The Knights Inn Nashville wasn't a 5-star hotel... |
I survived, though, and it made me think a lot about my
personality. See, when I told my buddy James about the place, he joked, “You’re
always staying in places like that. You’re a real cheapskate.” When I retorted
that it wasn’t a money thing since my travel costs were being reimbursed, he
just laughed.
The thing is, he’s more right than wrong. The truth is that
nice hotels often make me feel like a chump. I may have spent a lot of time
worrying about bedbugs at the Knights Inn Nashville, but I slept just as well
there as I would have at a $350/night place. I know this because I spent my
early 20s ‘living it up’ a lot more. Maybe I didn’t have a nice apartment or
new car, but I’ve eaten at most of the best restaurants in NYC (at least as
they were in the early 2000s), and I’ve stayed in my share of luxury
hotels/suites, whether in NYC, Cape Cod or Vegas. My job may have been to market
ridiculous products, but it paid ***well***, and I loosened up the purse
strings quite a bit. I was a little like those NBA kids who grow up with
nothing and suddenly make millions. The majority blow through their wealth
remarkably quickly in ways that scream both, “So this is the good life!” and “I
need to get back to my roots.” See, when you come from having very little,
you’re uncomfortable with having a lot. My mom worked two or three jobs at a
time, and my dad, well, he lost his way for a while. We made ends meet by being
frugal, and we had a good life. And it all became familiar. This is what people
of means often don’t understand when they wonder why all these athletes and pop
stars go bankrupt so quickly when fame fades.

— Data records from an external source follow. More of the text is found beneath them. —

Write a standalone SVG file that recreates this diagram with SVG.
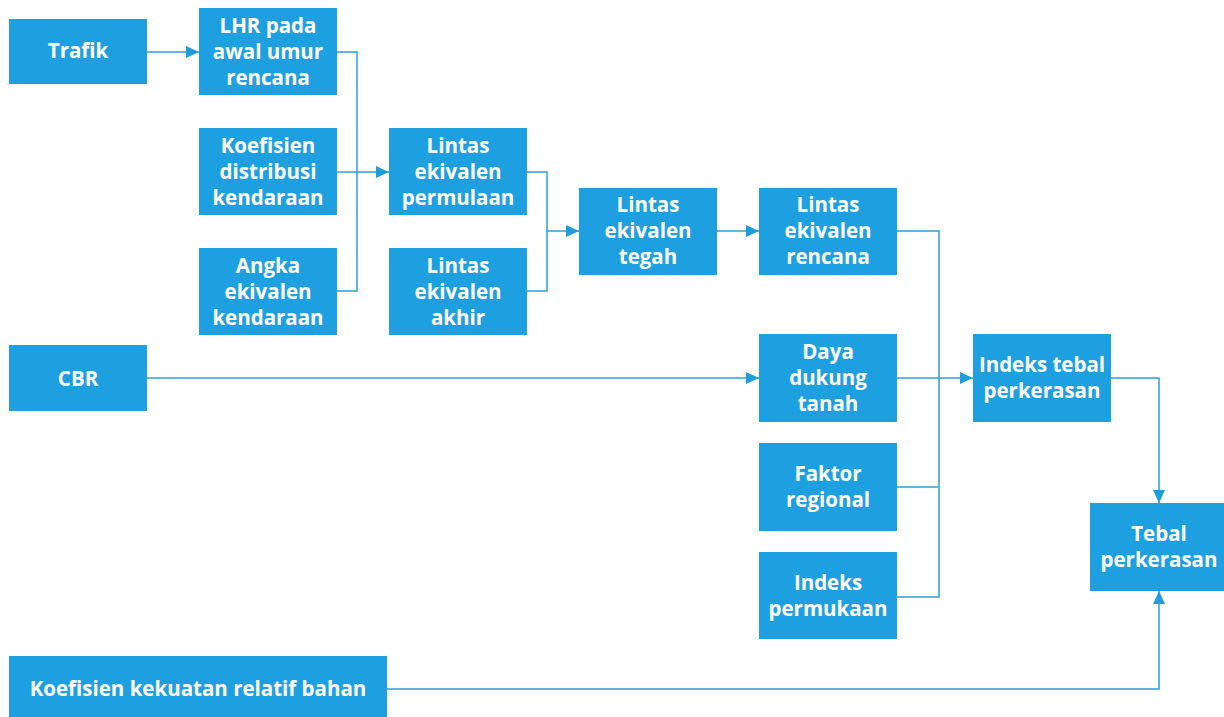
<svg xmlns="http://www.w3.org/2000/svg" width="1224" height="717" viewBox="0 0 1224 717">
<style>
.box{fill:#1ea0e0;}
.t{fill:#ffffff;font-family:"Open Sans","Noto Sans",sans-serif;font-weight:bold;font-size:20.5px;text-anchor:middle;dominant-baseline:central;}
.ln{fill:none;stroke:#2b9fd9;stroke-width:1.5;}
</style>
<defs>
<marker id="ah" viewBox="0 0 13 12" refX="13" refY="6" markerWidth="13" markerHeight="12" markerUnits="userSpaceOnUse" orient="auto">
<path d="M0,0 L13,6 L0,12 Z" fill="#1e9cdb"/>
</marker>
</defs>
<rect width="1224" height="717" fill="#ffffff"/>
<g id="connectors">
<path class="ln" d="M147,52 H199" marker-end="url(#ah)"/>
<path class="ln" d="M337,52 H357 V291 H337"/>
<path class="ln" d="M337,172 H389" marker-end="url(#ah)"/>
<path class="ln" d="M527,172 H547 V291 H527"/>
<path class="ln" d="M547,231 H579" marker-end="url(#ah)"/>
<path class="ln" d="M717,231 H759" marker-end="url(#ah)"/>
<path class="ln" d="M897,231 H939 V597 H897"/>
<path class="ln" d="M897,487 H939"/>
<path class="ln" d="M147,378 H759" marker-end="url(#ah)"/>
<path class="ln" d="M897,378 H973" marker-end="url(#ah)"/>
<path class="ln" d="M1111,378 H1159 V503" marker-end="url(#ah)"/>
<path class="ln" d="M387,689 H1159 V591" marker-end="url(#ah)"/>
</g>
<g id="trafik"><rect class="box" x="9" y="19" width="138" height="65"/><text class="t" x="78" y="50">Trafik</text></g>
<g id="lhr"><rect class="box" x="199" y="8" width="138" height="87"/><text class="t" x="268" y="25">LHR pada</text><text class="t" x="268" y="51">awal umur</text><text class="t" x="268" y="77">rencana</text></g>
<g id="koef-dist"><rect class="box" x="199" y="128" width="138" height="87"/><text class="t" x="268" y="145">Koefisien</text><text class="t" x="268" y="171">distribusi</text><text class="t" x="268" y="197">kendaraan</text></g>
<g id="angka"><rect class="box" x="199" y="248" width="138" height="87"/><text class="t" x="268" y="265">Angka</text><text class="t" x="268" y="291">ekivalen</text><text class="t" x="268" y="317">kendaraan</text></g>
<g id="lintas-permulaan"><rect class="box" x="389" y="128" width="138" height="87"/><text class="t" x="458" y="145">Lintas</text><text class="t" x="458" y="171">ekivalen</text><text class="t" x="458" y="197">permulaan</text></g>
<g id="lintas-akhir"><rect class="box" x="389" y="248" width="138" height="87"/><text class="t" x="458" y="265">Lintas</text><text class="t" x="458" y="291">ekivalen</text><text class="t" x="458" y="317">akhir</text></g>
<g id="lintas-tegah"><rect class="box" x="579" y="188" width="138" height="87"/><text class="t" x="648" y="204">Lintas</text><text class="t" x="648" y="230">ekivalen</text><text class="t" x="648" y="256">tegah</text></g>
<g id="lintas-rencana"><rect class="box" x="759" y="188" width="138" height="87"/><text class="t" x="828" y="204">Lintas</text><text class="t" x="828" y="230">ekivalen</text><text class="t" x="828" y="256">rencana</text></g>
<g id="cbr"><rect class="box" x="9" y="345" width="138" height="66"/><text class="t" x="78" y="378">CBR</text></g>
<g id="daya-dukung"><rect class="box" x="759" y="334" width="138" height="88"/><text class="t" x="828" y="351">Daya</text><text class="t" x="828" y="377">dukung</text><text class="t" x="828" y="403">tanah</text></g>
<g id="indeks-tebal"><rect class="box" x="973" y="334" width="138" height="88"/><text class="t" x="1042" y="364">Indeks tebal</text><text class="t" x="1042" y="390">perkerasan</text></g>
<g id="faktor-regional"><rect class="box" x="759" y="443" width="138" height="88"/><text class="t" x="828" y="473">Faktor</text><text class="t" x="828" y="499">regional</text></g>
<g id="indeks-permukaan"><rect class="box" x="759" y="552" width="138" height="87"/><text class="t" x="828" y="582">Indeks</text><text class="t" x="828" y="608">permukaan</text></g>
<g id="tebal"><rect class="box" x="1090" y="503" width="134" height="88"/><text class="t" x="1159" y="533">Tebal</text><text class="t" x="1159" y="559">perkerasan</text></g>
<g id="koef-kekuatan"><rect class="box" x="9" y="656" width="378" height="61"/><text class="t" x="198" y="688">Koefisien kekuatan relatif bahan</text></g>
</svg>
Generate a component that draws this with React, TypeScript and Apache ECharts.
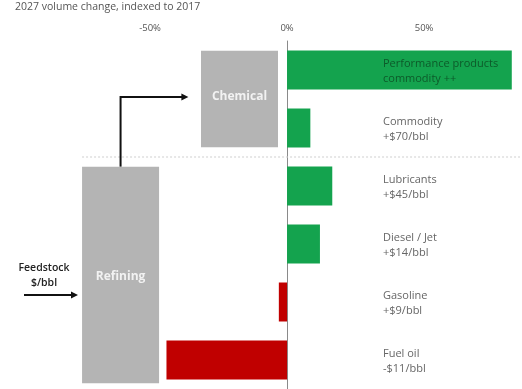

You can’t spend 20 years pinching
pennies and running with like-minded people and suddenly morph into the guy who
eats out 4 nights a week and sips Chardonnay with the book club. It’s
disorienting and uncomfortable. It doesn’t feel right, because people you’re
close to have to get by with so much less and you know you can get by without
it all. To this day, the feeling that I remember most when I think about eating
sushi at Nobu is guilt. $200+ on little bits of raw fish while mom’s making due
with Salisbury steak. Really?
Lest you misunderstand, I don’t have anything against nice
things, and I’m certainly not against having a lot of money. I’d just rather
have comfortable things that can do a lot. My Geo Prizm was the perfect car for
me: broken speedometer, broken odometer, blinker controls you had to push
up-and-down if you were turning right and that flashed at hyperspeed if you
were turning left... but it looked ‘clean’ and it ran *great.* Never had to get
serviced, always got good mileage, but more importantly, I never worried about
it getting dinged or someone spilling their soda. My car was a vehicle, not a
status symbol, and it got me from point A to point B for 8 years (and could
have been much longer). I’d rather have a $300 Toshiba laptop I can turn into a
Linux box than an $1500 iBook that only runs a Mac stuff (yes yes yes, I
understand you can dual boot on iMacs and such, but my experience setting
Ubuntu up on my work iMac was very, very frustrating). For better or worse,
shownership isn’t just lost on me. It makes me think less of those who buy into
the concept. You can make fun of my 10-year-old laptop, but only if you know
how to set your laptop to be a server or to process huge data sets. Give me *some*
reason to tout your computer other than “it never crashes” (weirdly, ‘it never
crashes’ is by far the #1 reason people tell me I should get a laptop like
theirs. I guess it’s a more prevalent problem than I imagined).
Rest in peace, Gizm! |
I also have learned to be patient with who I am, and who I
am is careful with my moolah. Too careful, a lot of times: it took me a long
time to realize, “jeez, spending $10 to have my shirts pressed is way better
financially than spending $30 in time washing and ironing them myself. Maybe I’ll
live in high style some day, but don’t expect it to happen quickly!